Start of MATERIAL

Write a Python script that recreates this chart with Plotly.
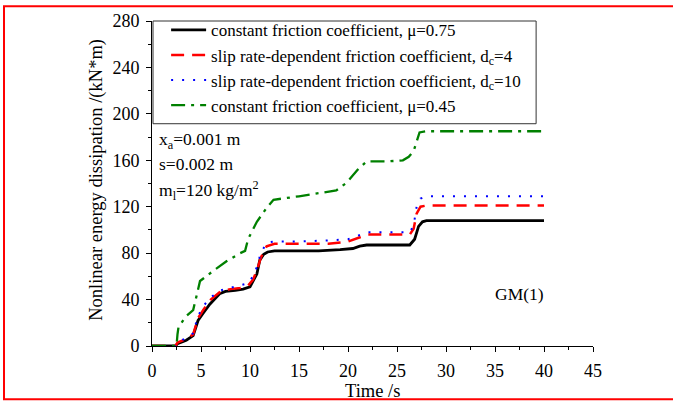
import plotly.graph_objects as go

# Cumulative nonlinear energy dissipation histories (kN*m) versus time (s)
t_mu075 = [0, 2.4, 2.6, 3.5, 4.2, 4.7, 5.2, 5.9, 6.9, 7.5, 8.5, 9.3, 10.0, 10.3, 10.7,
           11.0, 11.4, 11.8, 12.5, 15, 17, 19.2, 20.5, 21.2, 21.9, 24, 26.3, 26.8,
           27.2, 27.6, 28, 40]
e_mu075 = [0, 0, 2, 5, 9, 22, 28, 36, 45, 47, 48, 49, 51, 56, 62,
           74, 79, 81, 82, 82, 82, 83, 84, 86, 87, 87, 87, 92,
           103, 107, 108, 108]

t_dc4 = [0, 2.4, 2.6, 3.5, 4.2, 4.7, 5.3, 6, 7, 8, 9, 9.8, 10.3, 10.7, 11.1, 11.7,
         12.5, 15, 18, 20, 21.2, 22, 24, 26.3, 26.7, 27.0, 27.4, 28, 40]
e_dc4 = [0, 0, 3, 6, 10, 24, 32, 40, 47, 49, 50, 52, 57, 65, 76, 86,
         88, 88, 88, 90, 94, 96, 96, 96, 101, 114, 120, 121, 121]

t_dc10 = [0, 2.4, 2.6, 3.5, 4.2, 4.7, 5.3, 6, 7, 8, 9, 9.8, 10.3, 10.7, 11.1, 11.7,
          12.5, 15, 18, 20, 21, 22, 24, 26.3, 26.7, 27.0, 27.4, 28, 40]
e_dc10 = [0, 0, 3, 7, 11, 26, 35, 42, 48, 50, 52, 54, 60, 68, 80, 89,
          90, 90, 91, 92, 95, 98, 98, 98, 104, 120, 127, 129, 129]

t_mu045 = [0, 2.5, 2.6, 2.7, 3.4, 4.2, 4.6, 4.9, 6.3, 7.6, 9.0, 9.5, 9.8, 10.7, 11.7,
           12.4, 15, 18.8, 19.9, 21, 21.9, 24, 25.6, 26.2, 26.7, 27.3, 28, 40]
e_mu045 = [0, 0, 10, 16, 25, 31, 45, 56, 65, 73, 80, 82, 92, 107, 119,
           126, 129, 134, 141, 152, 159, 159, 160, 163, 168, 184, 185, 185]

names = [
    "constant friction coefficient, \u03bc=0.75",
    "slip rate-dependent friction coefficient, d<sub>c</sub>=4",
    "slip rate-dependent friction coefficient, d<sub>c</sub>=10",
    "constant friction coefficient, \u03bc=0.45",
]

x_ticks = [0, 5, 10, 15, 20, 25, 30, 35, 40, 45]
y_ticks = [0, 40, 80, 120, 160, 200, 240, 280]

FONT = "Liberation Serif"

fig = go.Figure()
fig.add_trace(go.Scatter(x=t_mu075, y=e_mu075, mode="lines", name=names[0],
                         line=dict(color="black", width=2.8)))
fig.add_trace(go.Scatter(x=t_dc4, y=e_dc4, mode="lines", name=names[1],
                         line=dict(color="#ff0000", width=2.5, dash="13px,8px")))
fig.add_trace(go.Scatter(x=t_dc10, y=e_dc10, mode="lines", name=names[2],
                         line=dict(color="#0000ff", width=2, dash="2px,9px")))
fig.add_trace(go.Scatter(x=t_mu045, y=e_mu045, mode="lines", name=names[3],
                         line=dict(color="#008000", width=2.3, dash="14px,6px,3px,6px")))

axis_common = dict(
    showline=True, linecolor="black", linewidth=1,
    showgrid=False, zeroline=False, mirror=False,
    ticks="outside", ticklen=5, tickcolor="black", tickwidth=1,
    tickfont=dict(family=FONT, size=18, color="black"),
    ticklabelstandoff=3, automargin=False,
)

fig.update_xaxes(range=[0, 45], tickvals=x_ticks, ticktext=[str(v) for v in x_ticks],
                 minor=dict(ticks="outside", ticklen=3, tickcolor="black", dtick=2.5, tick0=0),
                 **axis_common)
fig.update_yaxes(range=[0, 280], tickvals=y_ticks, ticktext=[str(v) for v in y_ticks],
                 minor=dict(ticks="outside", ticklen=3, tickcolor="black", dtick=20, tick0=0),
                 **axis_common)

# Axis titles
fig.add_annotation(text="Time /s", xref="paper", yref="paper", x=0.499, y=-0.137,
                   xanchor="center", yanchor="middle", showarrow=False,
                   font=dict(family=FONT, size=18.5, color="black"))
fig.add_annotation(text="Nonlinear energy dissipation /(kN*m)", xref="paper", yref="paper",
                   x=-0.125, y=0.511, xanchor="center", yanchor="middle", textangle=-90,
                   showarrow=False, font=dict(family=FONT, size=18.5, color="black"))

ann_font = dict(family=FONT, size=17.5, color="black")
annotations = [
    dict(text="x<sub>a</sub>=0.001 m", x=0.012, y=0.632),
    dict(text="s=0.002 m", x=0.012, y=0.56),
    dict(text="m<sub>l</sub>=120 kg/m<sup>2</sup>", x=0.012, y=0.478),
    dict(text="GM(1)", x=0.773, y=0.161),
]
for a in annotations:
    fig.add_annotation(xref="paper", yref="paper", xanchor="left", yanchor="middle",
                       showarrow=False, font=ann_font, **a)

# Legend frame (legend itself is drawn borderless on top of it)
fig.add_shape(type="rect", xref="paper", yref="paper",
              x0=0.0023, x1=0.871, y0=0.6839, y1=1.0,
              line=dict(color="#333333", width=1), fillcolor="white", layer="above")

# Red frame around the whole figure
fig.add_shape(type="rect", xref="paper", yref="paper",
              x0=-0.3356, x1=1.185, y0=-0.164, y1=1.0456,
              line=dict(color="#ff0000", width=2), layer="above")

fig.update_layout(
    width=673, height=403,
    margin=dict(l=152, r=80, t=17, b=57),
    paper_bgcolor="white", plot_bgcolor="white",
    font=dict(family=FONT, color="black"),
    legend=dict(x=0.032, y=1.027, xanchor="left", yanchor="top",
                bgcolor="rgba(0,0,0,0)", borderwidth=0,
                font=dict(family=FONT, size=17, color="black"),
                tracegroupgap=0, itemwidth=35),
    showlegend=True,
)

fig.write_html("out.html")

End of MATERIAL

**INSTRUCTION**
Give again exactly the lines running from the beginning of the material above through the line that contains "120, 121, 121]", and leave out every picture.

**SOLUTION TO THIS PROBLEM**
Write a Python script that recreates this chart with Plotly.
import plotly.graph_objects as go

# Cumulative nonlinear energy dissipation histories (kN*m) versus time (s)
t_mu075 = [0, 2.4, 2.6, 3.5, 4.2, 4.7, 5.2, 5.9, 6.9, 7.5, 8.5, 9.3, 10.0, 10.3, 10.7,
           11.0, 11.4, 11.8, 12.5, 15, 17, 19.2, 20.5, 21.2, 21.9, 24, 26.3, 26.8,
           27.2, 27.6, 28, 40]
e_mu075 = [0, 0, 2, 5, 9, 22, 28, 36, 45, 47, 48, 49, 51, 56, 62,
           74, 79, 81, 82, 82, 82, 83, 84, 86, 87, 87, 87, 92,
           103, 107, 108, 108]

t_dc4 = [0, 2.4, 2.6, 3.5, 4.2, 4.7, 5.3, 6, 7, 8, 9, 9.8, 10.3, 10.7, 11.1, 11.7,
         12.5, 15, 18, 20, 21.2, 22, 24, 26.3, 26.7, 27.0, 27.4, 28, 40]
e_dc4 = [0, 0, 3, 6, 10, 24, 32, 40, 47, 49, 50, 52, 57, 65, 76, 86,
         88, 88, 88, 90, 94, 96, 96, 96, 101, 114, 120, 121, 121]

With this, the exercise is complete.